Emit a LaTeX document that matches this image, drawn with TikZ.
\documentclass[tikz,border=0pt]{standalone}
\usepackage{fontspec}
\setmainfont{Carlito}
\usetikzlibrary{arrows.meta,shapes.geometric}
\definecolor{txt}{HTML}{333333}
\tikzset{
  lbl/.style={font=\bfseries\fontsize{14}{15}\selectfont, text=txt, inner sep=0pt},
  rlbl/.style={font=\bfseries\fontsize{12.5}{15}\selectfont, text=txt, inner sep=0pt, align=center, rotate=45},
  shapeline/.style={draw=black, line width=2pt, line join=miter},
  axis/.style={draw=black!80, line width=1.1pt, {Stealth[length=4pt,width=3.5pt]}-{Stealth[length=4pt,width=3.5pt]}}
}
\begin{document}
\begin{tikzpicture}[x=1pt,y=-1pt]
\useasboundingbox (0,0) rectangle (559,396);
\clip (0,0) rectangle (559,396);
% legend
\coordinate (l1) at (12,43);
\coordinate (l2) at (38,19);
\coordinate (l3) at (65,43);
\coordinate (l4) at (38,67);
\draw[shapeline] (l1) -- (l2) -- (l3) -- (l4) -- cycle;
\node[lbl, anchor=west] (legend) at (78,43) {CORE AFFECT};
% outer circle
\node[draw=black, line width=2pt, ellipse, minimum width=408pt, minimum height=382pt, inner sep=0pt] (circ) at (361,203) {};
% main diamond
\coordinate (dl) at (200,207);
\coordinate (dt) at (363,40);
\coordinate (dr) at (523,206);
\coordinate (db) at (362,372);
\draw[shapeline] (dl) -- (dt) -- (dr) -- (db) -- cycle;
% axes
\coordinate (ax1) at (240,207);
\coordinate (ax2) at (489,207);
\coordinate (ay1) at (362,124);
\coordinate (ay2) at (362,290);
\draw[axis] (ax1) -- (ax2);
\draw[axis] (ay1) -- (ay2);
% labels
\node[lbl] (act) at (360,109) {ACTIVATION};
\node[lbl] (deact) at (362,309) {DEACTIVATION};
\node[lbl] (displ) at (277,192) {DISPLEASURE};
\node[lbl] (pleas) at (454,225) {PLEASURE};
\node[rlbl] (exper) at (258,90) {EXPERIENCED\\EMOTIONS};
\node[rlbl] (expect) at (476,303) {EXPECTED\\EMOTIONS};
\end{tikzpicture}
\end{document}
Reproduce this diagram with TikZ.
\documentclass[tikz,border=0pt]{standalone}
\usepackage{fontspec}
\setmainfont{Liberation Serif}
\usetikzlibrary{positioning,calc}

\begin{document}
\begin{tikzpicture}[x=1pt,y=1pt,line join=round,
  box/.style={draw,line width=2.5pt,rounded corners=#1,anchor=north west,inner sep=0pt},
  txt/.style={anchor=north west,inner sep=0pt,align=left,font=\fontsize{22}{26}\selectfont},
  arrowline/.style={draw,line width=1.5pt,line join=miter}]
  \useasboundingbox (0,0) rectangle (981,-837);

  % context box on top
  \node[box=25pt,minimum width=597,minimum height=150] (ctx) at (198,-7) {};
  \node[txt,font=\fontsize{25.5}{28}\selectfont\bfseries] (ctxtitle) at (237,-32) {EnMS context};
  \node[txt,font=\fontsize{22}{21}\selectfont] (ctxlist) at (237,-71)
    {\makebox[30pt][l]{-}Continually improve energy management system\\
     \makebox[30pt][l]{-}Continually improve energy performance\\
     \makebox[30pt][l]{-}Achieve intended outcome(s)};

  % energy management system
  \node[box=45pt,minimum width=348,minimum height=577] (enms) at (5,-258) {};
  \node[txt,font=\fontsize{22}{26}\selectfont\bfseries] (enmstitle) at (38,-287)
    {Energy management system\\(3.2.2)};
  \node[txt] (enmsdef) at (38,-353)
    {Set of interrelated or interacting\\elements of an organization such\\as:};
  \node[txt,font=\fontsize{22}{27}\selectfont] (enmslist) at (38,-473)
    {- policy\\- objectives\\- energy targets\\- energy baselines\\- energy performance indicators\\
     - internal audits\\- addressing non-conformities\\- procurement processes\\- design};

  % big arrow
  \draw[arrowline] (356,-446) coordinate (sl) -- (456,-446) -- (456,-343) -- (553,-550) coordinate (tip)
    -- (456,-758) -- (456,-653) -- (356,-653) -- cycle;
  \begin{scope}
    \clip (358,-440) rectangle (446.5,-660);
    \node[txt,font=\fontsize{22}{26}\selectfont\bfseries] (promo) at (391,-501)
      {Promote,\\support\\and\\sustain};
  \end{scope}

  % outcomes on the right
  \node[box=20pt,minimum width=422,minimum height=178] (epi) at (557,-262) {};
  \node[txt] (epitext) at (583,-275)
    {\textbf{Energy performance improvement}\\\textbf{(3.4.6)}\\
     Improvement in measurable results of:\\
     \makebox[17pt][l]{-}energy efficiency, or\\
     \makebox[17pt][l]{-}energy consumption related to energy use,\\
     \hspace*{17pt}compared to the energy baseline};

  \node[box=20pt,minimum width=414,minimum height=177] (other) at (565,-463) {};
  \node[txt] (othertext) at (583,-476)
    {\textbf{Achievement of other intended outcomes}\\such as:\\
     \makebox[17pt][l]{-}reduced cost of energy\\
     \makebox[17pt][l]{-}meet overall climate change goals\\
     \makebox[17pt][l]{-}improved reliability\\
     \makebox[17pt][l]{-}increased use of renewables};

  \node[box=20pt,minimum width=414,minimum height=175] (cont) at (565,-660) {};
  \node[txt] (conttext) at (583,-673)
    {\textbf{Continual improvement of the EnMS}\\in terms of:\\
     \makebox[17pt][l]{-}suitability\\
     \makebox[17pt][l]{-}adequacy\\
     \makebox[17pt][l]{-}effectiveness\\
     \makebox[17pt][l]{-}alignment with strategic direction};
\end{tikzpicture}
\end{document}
* * *
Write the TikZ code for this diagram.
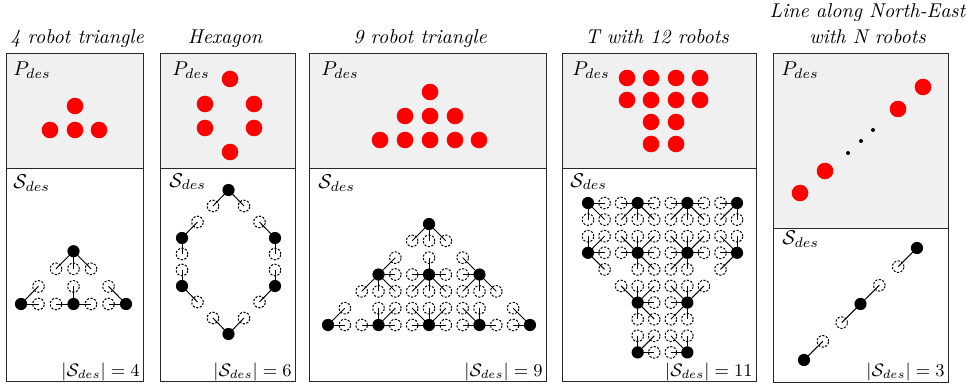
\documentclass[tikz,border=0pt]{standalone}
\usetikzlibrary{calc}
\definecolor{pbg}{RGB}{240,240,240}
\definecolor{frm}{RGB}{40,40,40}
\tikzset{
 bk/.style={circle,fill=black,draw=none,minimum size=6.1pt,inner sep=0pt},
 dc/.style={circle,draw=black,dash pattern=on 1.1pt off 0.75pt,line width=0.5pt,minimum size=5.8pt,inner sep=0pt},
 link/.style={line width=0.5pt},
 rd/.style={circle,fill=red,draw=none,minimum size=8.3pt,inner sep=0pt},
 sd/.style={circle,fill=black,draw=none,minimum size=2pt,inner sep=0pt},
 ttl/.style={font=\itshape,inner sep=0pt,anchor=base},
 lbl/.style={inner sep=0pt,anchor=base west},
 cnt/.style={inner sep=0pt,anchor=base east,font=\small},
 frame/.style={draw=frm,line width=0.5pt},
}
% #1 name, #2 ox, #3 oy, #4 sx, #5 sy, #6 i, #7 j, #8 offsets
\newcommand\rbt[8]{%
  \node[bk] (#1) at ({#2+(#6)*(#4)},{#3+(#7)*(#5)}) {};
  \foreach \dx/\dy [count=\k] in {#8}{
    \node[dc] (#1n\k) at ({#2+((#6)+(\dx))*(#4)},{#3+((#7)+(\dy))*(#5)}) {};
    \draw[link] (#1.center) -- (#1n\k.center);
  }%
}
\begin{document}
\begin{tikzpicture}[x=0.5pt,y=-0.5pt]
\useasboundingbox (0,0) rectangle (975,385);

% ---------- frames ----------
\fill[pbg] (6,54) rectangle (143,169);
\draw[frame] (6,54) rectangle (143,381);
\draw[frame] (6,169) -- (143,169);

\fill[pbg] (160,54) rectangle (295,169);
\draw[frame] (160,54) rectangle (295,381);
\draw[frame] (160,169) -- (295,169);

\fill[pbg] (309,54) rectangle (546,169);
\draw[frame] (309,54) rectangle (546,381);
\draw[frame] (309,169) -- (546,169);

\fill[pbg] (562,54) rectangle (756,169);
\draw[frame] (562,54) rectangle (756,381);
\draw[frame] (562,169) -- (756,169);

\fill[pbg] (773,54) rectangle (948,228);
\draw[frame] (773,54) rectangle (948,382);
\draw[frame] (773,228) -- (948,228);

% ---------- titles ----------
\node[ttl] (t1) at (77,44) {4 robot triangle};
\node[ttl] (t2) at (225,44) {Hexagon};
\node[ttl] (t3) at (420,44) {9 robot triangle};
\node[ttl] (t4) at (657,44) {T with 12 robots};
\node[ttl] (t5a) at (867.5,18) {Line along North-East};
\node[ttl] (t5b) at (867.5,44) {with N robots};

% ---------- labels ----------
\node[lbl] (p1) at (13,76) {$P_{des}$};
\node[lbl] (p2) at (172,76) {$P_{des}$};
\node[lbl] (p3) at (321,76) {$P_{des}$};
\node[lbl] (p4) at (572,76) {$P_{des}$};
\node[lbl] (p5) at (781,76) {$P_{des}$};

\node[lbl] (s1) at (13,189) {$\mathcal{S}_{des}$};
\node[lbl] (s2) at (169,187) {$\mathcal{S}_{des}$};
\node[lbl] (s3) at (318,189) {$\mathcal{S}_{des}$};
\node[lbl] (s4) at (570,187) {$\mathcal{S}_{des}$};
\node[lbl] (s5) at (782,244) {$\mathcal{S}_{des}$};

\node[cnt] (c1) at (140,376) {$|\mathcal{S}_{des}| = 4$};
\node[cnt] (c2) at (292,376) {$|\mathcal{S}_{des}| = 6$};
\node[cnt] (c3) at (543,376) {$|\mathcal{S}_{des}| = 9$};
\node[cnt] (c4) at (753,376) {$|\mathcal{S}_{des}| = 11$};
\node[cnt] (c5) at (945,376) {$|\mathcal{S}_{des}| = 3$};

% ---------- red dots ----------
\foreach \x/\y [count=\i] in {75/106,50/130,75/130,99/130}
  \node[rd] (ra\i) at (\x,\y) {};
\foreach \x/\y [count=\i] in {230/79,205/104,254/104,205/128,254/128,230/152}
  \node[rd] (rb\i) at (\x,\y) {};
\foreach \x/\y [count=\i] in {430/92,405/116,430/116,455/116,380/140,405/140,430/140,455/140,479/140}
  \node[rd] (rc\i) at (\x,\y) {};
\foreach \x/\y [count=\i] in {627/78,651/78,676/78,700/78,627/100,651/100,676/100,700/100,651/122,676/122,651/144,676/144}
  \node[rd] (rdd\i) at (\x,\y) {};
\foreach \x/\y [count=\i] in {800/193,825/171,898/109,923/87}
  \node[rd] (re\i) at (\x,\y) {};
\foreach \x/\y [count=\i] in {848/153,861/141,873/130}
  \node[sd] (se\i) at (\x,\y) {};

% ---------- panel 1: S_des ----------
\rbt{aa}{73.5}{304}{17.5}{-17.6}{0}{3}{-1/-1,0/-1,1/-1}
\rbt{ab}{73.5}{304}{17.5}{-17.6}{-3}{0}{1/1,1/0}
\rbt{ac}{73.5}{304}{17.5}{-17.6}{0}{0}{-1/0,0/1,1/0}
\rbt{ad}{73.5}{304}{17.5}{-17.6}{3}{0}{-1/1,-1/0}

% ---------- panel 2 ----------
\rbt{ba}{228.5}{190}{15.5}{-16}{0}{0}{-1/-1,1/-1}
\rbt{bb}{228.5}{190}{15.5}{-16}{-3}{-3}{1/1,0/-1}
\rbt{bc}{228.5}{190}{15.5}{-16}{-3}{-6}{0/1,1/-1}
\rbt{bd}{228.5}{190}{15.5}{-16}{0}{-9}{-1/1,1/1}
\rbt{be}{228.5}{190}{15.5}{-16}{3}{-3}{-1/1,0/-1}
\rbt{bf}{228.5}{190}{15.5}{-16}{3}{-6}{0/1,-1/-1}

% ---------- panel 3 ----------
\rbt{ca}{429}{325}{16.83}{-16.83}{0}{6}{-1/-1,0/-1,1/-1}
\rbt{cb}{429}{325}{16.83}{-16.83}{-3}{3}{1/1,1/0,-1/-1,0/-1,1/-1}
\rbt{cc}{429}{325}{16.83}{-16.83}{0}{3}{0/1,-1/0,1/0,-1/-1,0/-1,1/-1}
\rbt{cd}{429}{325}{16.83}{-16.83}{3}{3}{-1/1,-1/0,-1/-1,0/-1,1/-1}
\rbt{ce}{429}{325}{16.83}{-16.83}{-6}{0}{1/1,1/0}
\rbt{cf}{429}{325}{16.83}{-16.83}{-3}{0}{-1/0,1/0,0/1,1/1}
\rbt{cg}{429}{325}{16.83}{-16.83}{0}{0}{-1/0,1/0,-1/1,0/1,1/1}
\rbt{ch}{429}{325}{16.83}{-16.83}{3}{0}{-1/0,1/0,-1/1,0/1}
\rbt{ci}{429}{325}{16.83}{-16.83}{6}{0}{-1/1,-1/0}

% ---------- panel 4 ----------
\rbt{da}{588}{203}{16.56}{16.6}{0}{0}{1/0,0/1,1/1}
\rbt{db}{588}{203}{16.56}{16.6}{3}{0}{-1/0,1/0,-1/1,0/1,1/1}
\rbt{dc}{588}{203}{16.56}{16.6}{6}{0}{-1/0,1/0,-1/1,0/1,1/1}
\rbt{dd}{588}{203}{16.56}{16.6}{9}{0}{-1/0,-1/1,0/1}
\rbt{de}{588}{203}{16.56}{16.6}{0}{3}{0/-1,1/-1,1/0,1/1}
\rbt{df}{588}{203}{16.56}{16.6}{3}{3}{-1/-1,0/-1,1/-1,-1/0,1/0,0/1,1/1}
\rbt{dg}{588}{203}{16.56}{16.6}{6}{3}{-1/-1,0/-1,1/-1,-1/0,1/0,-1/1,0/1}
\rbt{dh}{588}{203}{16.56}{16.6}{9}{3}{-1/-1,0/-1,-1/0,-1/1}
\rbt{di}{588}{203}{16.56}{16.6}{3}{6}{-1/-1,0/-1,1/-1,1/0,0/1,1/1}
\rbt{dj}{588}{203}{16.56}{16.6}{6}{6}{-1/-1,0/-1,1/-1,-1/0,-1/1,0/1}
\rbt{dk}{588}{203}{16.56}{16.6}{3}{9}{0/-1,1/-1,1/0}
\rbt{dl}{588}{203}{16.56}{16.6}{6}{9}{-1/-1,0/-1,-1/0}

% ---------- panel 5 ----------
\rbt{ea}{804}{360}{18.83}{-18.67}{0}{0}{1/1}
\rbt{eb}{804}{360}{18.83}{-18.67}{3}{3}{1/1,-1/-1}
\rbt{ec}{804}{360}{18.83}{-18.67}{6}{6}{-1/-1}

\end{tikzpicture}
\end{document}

## PROMPT
Go through the listing above and return every line where the word "diagram" occurs.

## ANSWER FOR THE TASK
Reproduce this diagram with TikZ.
Write the TikZ code for this diagram.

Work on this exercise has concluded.